A great many issues of your discussion about dichromates might be
enlightened in the context
of "DCG". Have a look at the references at
http://www.xmission.com/~ralcon/dcg-refs.html

Martin

----- Original Message -----
From: "Katharine Thayer" <kthayer@pacifier.com>
To: <alt-photo-process-l@sask.usask.ca>
Sent: Monday, July 14, 2003 5:43 PM
Subject: Re: GUM TESTING

> Well, it's been two hours, and I'm not seeing a bleaching effect as yet
> on either dichromate. However, the sun here is not very bright, so maybe
> it has to be a certain intensity before it works. At any rate, I'll
> leave them out as long as the sun shines today.
>
> My initial reaction of surprise and bafflement was to the assertion
> that the sun will bleach out residual hexavalent chromium, (yellow)
> which was baffling to me since it's well established that the
> photoreduction of hexavalent chromium to trivalent chromium in the
> presence of UV radiation is fundamental to the gum printing process;
> for hexavalent chromium to do the opposite would be surprising
> indeed.
>
> Now it seems that what we're testing is not that assertion after all,
> but the assertion that the sun will bleach out reduced (trivalent)

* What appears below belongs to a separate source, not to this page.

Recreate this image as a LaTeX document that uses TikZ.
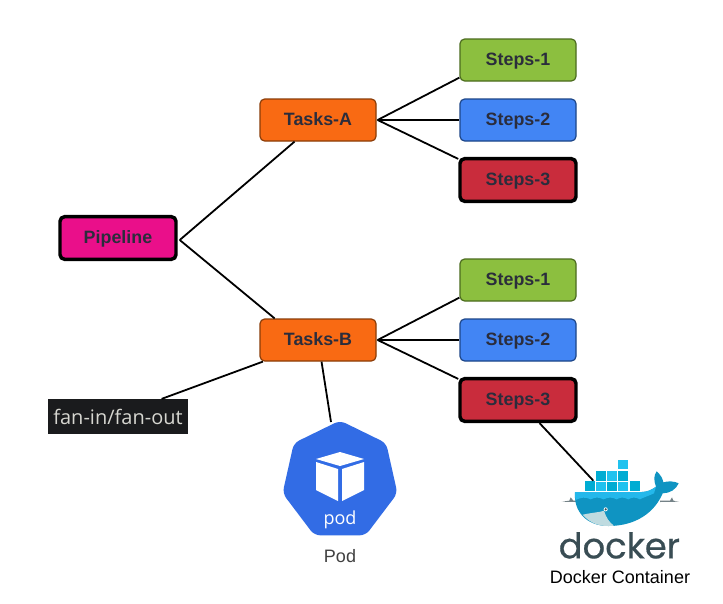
\documentclass[tikz,border=0pt]{standalone}
\usepackage{fontspec}
\setmainfont{Liberation Sans}
\newfontfamily\dockerfont[FakeBold=0.5]{Poppins}
\newfontfamily\fanfont{Open Sans}
\usetikzlibrary{calc}
\definecolor{inkc}{HTML}{2B2D3C}
\definecolor{pinkc}{HTML}{EA0F8A}
\definecolor{orangec}{HTML}{F96A13}
\definecolor{oranged}{HTML}{8A3C08}
\definecolor{greenc}{HTML}{8CBF3F}
\definecolor{greend}{HTML}{4B6B1E}
\definecolor{bluec}{HTML}{4285F4}
\definecolor{blued}{HTML}{1C4587}
\definecolor{redc}{HTML}{C92C3C}
\definecolor{podc}{HTML}{326CE5}
\definecolor{darkc}{HTML}{1A1B1D}
\definecolor{fantext}{HTML}{D6D6D0}
\definecolor{dockc}{HTML}{394D54}
\definecolor{contc}{HTML}{00ACD3}
\definecolor{contl}{HTML}{20C2EF}
\definecolor{whalec}{HTML}{0F94C2}
\definecolor{whalel}{HTML}{24B8EB}
\definecolor{bellyc}{HTML}{BFDBE0}
\tikzset{
  box/.style={rounded corners=3.5pt,minimum width=87pt,minimum height=31.5pt,inner sep=0pt,
    font=\fontsize{13.4pt}{15pt}\selectfont\bfseries,text=inkc,line width=.9pt,
    text height=11pt,text depth=2.6pt},
  boxheavy/.style={box,minimum width=87pt,minimum height=32pt,draw=black,line width=2.6pt},
  pipebox/.style={boxheavy,fill=pinkc},
  taskbox/.style={box,fill=orangec,draw=oranged},
  stepgreen/.style={box,fill=greenc,draw=greend},
  stepblue/.style={box,fill=bluec,draw=blued},
  stepred/.style={boxheavy,fill=redc},
  link/.style={draw=black,line width=1.35pt},
  caption/.style={font=\fontsize{13.5pt}{15pt}\selectfont,inner sep=0pt},
}
\begin{document}
\begin{tikzpicture}[x=.75pt,y=-.75pt]
\useasboundingbox (0,0) rectangle (723,603);
\fill[white] (0,0) rectangle (723,603);

\node[pipebox] (pipe) at (118,238) {Pipeline};
\node[taskbox] (ta) at (318,120) {Tasks-A};
\node[stepgreen] (a1) at (518,60) {Steps-1};
\node[stepblue] (a2) at (518,120) {Steps-2};
\node[stepred] (a3) at (518,180) {Steps-3};
\node[taskbox] (tb) at (318,340) {Tasks-B};
\node[stepgreen] (b1) at (518,280) {Steps-1};
\node[stepblue] (b2) at (518,340) {Steps-2};
\node[stepred] (b3) at (518,400) {Steps-3};
\node[fill=darkc,text=fantext,minimum width=105pt,minimum height=26pt,inner sep=0pt,
  font=\fanfont\fontsize{15pt}{17pt}\selectfont] (fan) at (118,416.5) {fan-in/fan-out};

% pod icon
\coordinate (podtop) at (340,422);
\fill[podc,draw=podc,line width=2pt,line join=round,rounded corners=4pt]
  (podtop) -- (385,444) -- (396,493) -- (365,534) -- (315,534) -- (284,493) -- (295,444) -- cycle;
\fill[white] (340,452) -- (364,459) -- (340,466) -- (316,459) -- cycle;
\fill[white] (316,462) -- (338,469) -- (338,501) -- (316,490) -- cycle;
\fill[white] (364,462) -- (342,469) -- (342,501) -- (364,490) -- cycle;
\node[text=white,font=\fanfont\fontsize{13.5pt}{15pt}\selectfont,inner sep=0pt] (podword) at (340,520) {pod};
\node[caption,text=black!75] (podlabel) at (340,556) {Pod};

% docker icon, drawn in the 3x zoom frame of the reference
\begin{scope}[shift={(530,440)},x=.25pt,y=-.25pt]
  \coordinate (docktop) at (190,122);
  \foreach \cx/\cy/\cc in {163/122/contc,197/122/contl,230/122/contc,263/122/contl,297/122/contc,
     197/92/contc,230/92/contl,263/92/contc,263/58/contl}{
    \fill[\cc,draw=white,line width=.3pt] (\cx,\cy) rectangle ++(33,31);
  }
  \fill[dockc!70] (95,185) -- (118,182) -- (122,172) -- (130,182) -- (140,182) -- (140,186) -- cycle;
  \fill[dockc!70] (390,182) -- (420,182) -- (426,172) -- (430,182) -- (447,185) -- (390,186) -- cycle;
  \fill[whalec] (135,156) -- (335,156)
     .. controls (350,156) and (365,150) .. (378,140)
     .. controls (370,120) and (372,105) .. (380,94)
     .. controls (392,105) and (398,115) .. (400,127)
     .. controls (415,122) and (435,124) .. (446,130)
     .. controls (438,148) and (420,160) .. (398,160)
     .. controls (375,215) and (320,258) .. (235,258)
     .. controls (170,258) and (130,215) .. (135,156) -- cycle;
  \fill[whalel] (135,156) -- (335,156)
     .. controls (350,156) and (365,150) .. (378,140) -- (372,160)
     .. controls (350,170) and (340,172) .. (330,178)
     .. controls (315,170) and (305,172) .. (295,178)
     .. controls (280,170) and (270,172) .. (260,178)
     .. controls (245,170) and (235,172) .. (220,178)
     .. controls (205,170) and (195,172) .. (182,178)
     .. controls (165,170) and (155,172) .. (136,180) -- cycle;
  \fill[bellyc] (158,224) .. controls (185,218) and (215,216) .. (222,212)
     .. controls (228,232) and (238,248) .. (252,257)
     .. controls (210,262) and (180,250) .. (158,224) -- cycle;
  \fill[white] (227,208) circle (6);
  \fill[dockc] (227,208) circle (3.5);
  \node[text=dockc,font=\dockerfont\fontsize{26.5pt}{28pt}\selectfont,inner sep=0pt,anchor=base] (dockword) at (268,355) {docker};
\end{scope}
\node[caption,text=black] (docklabel) at (620,577) {Docker Container};

% connectors
\coordinate (hp) at ($(pipe.east)+(2,2)$);
\coordinate (ha) at ($(ta.east)+(1,0)$);
\coordinate (hb) at ($(tb.east)+(1,0)$);
\draw[link] (hp) -- ($(ta.south west)!.3!(ta.south east)$);
\draw[link] (hp) -- ($(tb.north west)!.13!(tb.north east)$);
\draw[link] (ha) -- ($(a1.south west)+(0,-4)$);
\draw[link] (ha) -- (a2.west);
\draw[link] (ha) -- ($(a3.north west)+(0,2)$);
\draw[link] (hb) -- ($(b1.south west)+(0,-4)$);
\draw[link] (hb) -- (b2.west);
\draw[link] (hb) -- ($(b3.north west)+(0,2)$);
\draw[link] ($(tb.south west)!.03!(tb.south east)$) -- ($(fan.north west)!.81!(fan.north east)$);
\draw[link] ($(tb.south west)!.53!(tb.south east)$) -- ($(podtop)+(-9,0)$);
\draw[link] ($(b3.south west)!.68!(b3.south east)$) -- (docktop);
\end{tikzpicture}
\end{document}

> chromium, and my reaction to that assertion is, so what? What would
> that mean to us? Trivalent chromium is a waste product of the gum
> printing process. It's quite stable and it would be no surprise to find
> that further UV didn't darken it further; whereas it would be a huge
> surprise to find that further UV didn't darken hexavalent chromium. That
> reduced chromium bleaches in UV radiation, if it does, would be
> interesting, but irrelevant to gum practice except as another reason to
> clear reduced chromium out of your print, although if you had that much
> dichromate stain in your print you would want it out anyway, since it
> would muddy the colors in your print.
>
> The details of my test, FYI:
> 21-step wedges printed on unsized Fabriano Uno coated with saturated
> ammonium dichromate and saturated potassium dichromate. My goal was to
> print in such a way as to get a definite dichromate stain in the borders
> but not to grossly overexpose, and to get a similar stain with both. As
> I said earlier, I didn't quite get the stains the same, judging by eye.

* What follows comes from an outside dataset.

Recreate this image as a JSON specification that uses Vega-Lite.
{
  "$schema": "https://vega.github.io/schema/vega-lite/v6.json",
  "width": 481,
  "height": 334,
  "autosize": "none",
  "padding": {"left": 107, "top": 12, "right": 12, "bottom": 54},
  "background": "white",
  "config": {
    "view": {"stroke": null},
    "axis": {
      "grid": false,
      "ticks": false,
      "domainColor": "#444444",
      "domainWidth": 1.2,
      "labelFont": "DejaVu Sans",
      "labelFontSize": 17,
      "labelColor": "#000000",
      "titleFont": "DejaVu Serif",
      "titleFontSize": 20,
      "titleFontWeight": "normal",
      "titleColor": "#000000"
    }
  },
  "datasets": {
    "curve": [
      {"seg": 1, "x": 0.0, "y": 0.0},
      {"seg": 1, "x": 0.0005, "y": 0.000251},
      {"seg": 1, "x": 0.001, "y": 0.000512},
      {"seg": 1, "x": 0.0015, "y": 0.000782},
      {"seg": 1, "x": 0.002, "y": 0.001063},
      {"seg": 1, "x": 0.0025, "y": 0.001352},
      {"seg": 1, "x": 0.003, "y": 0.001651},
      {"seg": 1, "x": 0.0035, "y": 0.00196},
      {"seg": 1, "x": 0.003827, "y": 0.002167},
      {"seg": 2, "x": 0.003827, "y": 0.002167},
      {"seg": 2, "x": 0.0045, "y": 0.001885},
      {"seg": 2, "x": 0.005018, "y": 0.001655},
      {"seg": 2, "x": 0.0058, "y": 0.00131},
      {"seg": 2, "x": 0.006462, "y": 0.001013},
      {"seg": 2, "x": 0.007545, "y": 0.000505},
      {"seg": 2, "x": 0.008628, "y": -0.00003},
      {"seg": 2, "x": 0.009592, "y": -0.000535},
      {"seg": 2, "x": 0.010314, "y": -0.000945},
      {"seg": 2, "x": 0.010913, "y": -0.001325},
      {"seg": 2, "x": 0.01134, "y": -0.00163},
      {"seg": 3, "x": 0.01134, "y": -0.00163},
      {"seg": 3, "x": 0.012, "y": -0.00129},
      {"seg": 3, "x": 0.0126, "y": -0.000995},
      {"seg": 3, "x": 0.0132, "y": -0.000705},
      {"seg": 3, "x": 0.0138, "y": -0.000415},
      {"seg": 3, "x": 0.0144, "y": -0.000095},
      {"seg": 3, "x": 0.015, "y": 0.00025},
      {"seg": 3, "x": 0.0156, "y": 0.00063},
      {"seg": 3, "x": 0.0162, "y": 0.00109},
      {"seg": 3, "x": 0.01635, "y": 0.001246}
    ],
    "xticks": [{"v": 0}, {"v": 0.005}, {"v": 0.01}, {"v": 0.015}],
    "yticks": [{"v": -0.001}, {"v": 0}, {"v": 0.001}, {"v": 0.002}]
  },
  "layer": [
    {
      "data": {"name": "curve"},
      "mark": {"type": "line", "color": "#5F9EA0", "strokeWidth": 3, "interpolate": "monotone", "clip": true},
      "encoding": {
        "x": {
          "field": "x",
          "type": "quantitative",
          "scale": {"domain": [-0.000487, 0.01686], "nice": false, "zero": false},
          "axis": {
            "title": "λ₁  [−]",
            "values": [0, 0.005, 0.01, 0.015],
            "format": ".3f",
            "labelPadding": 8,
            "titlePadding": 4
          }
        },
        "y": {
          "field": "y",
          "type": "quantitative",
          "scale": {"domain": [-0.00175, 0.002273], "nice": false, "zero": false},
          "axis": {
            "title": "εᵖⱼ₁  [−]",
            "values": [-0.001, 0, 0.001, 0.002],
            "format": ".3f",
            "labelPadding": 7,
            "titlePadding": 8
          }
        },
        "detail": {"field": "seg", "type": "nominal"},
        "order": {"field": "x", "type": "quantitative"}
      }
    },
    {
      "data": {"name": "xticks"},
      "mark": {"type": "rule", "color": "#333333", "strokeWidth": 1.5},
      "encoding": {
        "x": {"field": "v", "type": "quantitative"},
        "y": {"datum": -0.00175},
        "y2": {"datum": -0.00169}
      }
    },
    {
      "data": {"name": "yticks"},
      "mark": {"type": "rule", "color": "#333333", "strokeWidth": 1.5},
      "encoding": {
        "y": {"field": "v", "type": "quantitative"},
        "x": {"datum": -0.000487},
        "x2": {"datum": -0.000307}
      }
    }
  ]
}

> I exposed in direct sun, which is the only reliable way I know of
> producing dichromate stains. I was watching the stain not the clock, so
> can't give exact times of exposure, but I'd say the ammonium dichromate
> exposure was 30 seconds or less and the potassium dichromate exposure
> probably not more than a minute. The step wedge printed (in dichromate,
> remember, not gum) a very nice well-separated and nicely graduated scale
> in the ammonium dichromate, from steps 1 to 10, the higher steps were
> all paper-white. The scale for the potassium dichromate was shorter and
> flatter, from steps 1 to 6, without clear gradations between steps 3-6.
> Again, paper-white above step 6. These readings after development, of
> course. I developed and dried the prints, then covered half of each,
> lengthwise, with double thickness of black Arches cover, well taped
> down. Will report again tonight with final results.
> kt
>
>
> Katharine Thayer wrote:
> >
> > Christina Z. Anderson wrote:
> > >
> >
> > >
> > > So you could actually just duplicate this with test strips exposed
under
> > > plain dichromate--my exposures were UV BL 5 minutes.
> > > Chris
> >
> > Okay, the sun came out, and I've got a test going. I tried to stick with
> > replicating your results as above for now, with one change. I used
> > saturated dichromates, but rather than giving them the same exposure, I
> > tried to expose them so the dichromate stain in the borders (I made
> > really big borders) was the same shade of brown on both. Unfortunately I
> > missed and exposed the ammonium too long, even though its exposure was
> > significantly shorter than the time for the potassium. So the ammonium
> > dichromate stain is a bit darker than the potassium dichromate stain
> > and so any difference I see in result between the dichromates will be
> > uninterpretable. At any rate this is really just a quick and dirty test
> > anyway to see if I can get the same bleaching you got, even with the
> > potassium.
> >
> > Too sick to do more than this today; I'll report back with my results,
> > hopefully before you've left for APIS.